How do they know he's not a vegan cat, outraged by the Lee Lin Chin lamb commercial? Or if he has quit sugar? Or gone Paleo? It's 2016! Cats can do stuff like that.

Surprisingly, accidental pet-theft is a thing. In the (very scientific) study I conducted when I was holed up in a hut with my family over Christmas, I discovered there are plenty of sticky-fingered pet-snatchers lurking among us.

My grandmother feeds her neighbour's dog pancakes. I found them in a little Tupperware container in her fridge labelled 'dog pancakes'. When I confronted her about it, she was very defensive. "He barks all day because they neglect him," she declared. "He needs someone to love him."

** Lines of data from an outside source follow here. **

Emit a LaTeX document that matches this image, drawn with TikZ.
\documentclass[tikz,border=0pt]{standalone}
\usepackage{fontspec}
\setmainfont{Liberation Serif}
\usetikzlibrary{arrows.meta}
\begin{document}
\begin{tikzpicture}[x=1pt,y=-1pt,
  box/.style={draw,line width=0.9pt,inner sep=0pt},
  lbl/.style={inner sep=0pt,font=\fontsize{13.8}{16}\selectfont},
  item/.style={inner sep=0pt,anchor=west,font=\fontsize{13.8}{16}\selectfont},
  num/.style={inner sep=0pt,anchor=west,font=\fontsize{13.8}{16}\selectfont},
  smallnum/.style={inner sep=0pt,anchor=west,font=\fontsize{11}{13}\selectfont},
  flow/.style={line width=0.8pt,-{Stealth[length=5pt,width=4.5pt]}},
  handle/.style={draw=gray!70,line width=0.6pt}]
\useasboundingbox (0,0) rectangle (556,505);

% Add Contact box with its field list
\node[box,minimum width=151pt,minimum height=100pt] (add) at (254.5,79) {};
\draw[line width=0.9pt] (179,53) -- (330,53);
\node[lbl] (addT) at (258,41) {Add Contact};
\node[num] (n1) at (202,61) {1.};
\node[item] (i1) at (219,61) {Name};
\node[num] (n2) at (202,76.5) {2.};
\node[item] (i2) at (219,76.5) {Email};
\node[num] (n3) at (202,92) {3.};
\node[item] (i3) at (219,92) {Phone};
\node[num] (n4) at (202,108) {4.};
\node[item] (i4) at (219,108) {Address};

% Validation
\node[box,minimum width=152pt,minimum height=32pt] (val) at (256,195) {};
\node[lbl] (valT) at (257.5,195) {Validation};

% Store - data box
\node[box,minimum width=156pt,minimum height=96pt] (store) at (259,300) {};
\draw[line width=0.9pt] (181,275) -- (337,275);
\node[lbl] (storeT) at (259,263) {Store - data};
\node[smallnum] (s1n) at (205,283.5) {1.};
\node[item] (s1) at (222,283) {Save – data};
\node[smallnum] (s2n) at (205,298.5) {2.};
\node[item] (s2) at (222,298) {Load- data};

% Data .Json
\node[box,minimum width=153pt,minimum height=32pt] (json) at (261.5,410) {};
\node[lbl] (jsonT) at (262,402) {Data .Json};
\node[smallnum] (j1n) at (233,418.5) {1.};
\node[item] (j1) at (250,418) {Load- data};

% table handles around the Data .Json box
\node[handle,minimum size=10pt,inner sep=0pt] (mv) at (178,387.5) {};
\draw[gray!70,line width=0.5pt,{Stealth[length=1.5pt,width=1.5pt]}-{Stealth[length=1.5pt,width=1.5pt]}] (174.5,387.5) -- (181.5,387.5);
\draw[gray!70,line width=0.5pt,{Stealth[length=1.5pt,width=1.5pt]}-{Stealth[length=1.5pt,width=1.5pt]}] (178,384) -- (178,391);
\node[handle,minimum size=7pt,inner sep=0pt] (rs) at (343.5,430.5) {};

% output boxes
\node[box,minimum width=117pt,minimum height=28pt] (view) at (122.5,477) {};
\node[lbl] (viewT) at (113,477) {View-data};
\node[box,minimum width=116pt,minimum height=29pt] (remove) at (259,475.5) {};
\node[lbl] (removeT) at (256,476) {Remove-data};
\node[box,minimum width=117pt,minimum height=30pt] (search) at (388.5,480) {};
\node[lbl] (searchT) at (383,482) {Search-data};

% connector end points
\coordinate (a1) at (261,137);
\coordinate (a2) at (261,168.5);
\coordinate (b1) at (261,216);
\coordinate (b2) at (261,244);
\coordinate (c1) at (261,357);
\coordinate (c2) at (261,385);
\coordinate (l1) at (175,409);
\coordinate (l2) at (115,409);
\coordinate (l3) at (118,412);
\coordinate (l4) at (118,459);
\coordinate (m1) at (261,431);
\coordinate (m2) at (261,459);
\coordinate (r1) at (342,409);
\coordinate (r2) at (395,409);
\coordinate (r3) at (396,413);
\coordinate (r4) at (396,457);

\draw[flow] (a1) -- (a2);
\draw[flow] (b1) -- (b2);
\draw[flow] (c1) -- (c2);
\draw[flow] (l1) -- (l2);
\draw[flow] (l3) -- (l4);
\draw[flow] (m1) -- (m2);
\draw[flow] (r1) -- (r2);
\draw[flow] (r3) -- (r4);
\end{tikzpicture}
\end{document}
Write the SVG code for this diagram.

My cousins have 'acquired' many cats over the years. They find them around the neighbourhood, coax them inside with Whiskas and then, all of a sudden, they've got a new pet called Kitty and some little-old lady two streets down is sticky-taping signs to telephone poles with pictures of her missing feline friend. (I'm speculating now, but it seems likely).

The thing is, my neighbour doesn't know my cat. They don't know that he'll eat anything, anytime, anywhere. They don't know that we have to lock him in the bathroom while he eats because otherwise he steals all his sister's food. They don't know that, as a kitten, he once demolished two entire chickens I left defrosting on the bench.

Yeah, life's tough... Image: Supplied

He doesn't meow and nip at people's ankles because he is neglected -- he does it because he's a little piggy.

I know him. I've cuddled him and loved him and cared for him when he was sick. I've cleaned up when he's peed in the bathroom, vomited on the carpet and pooed behind the couch. I've taken him to the vet when he jumped off the second storey of our house and broke both his front legs, which cost more than three months rent.

Pets are rewarding, but they're also hard work.

So, to my neighbour I say this: if you want one, buy your own bloody cat.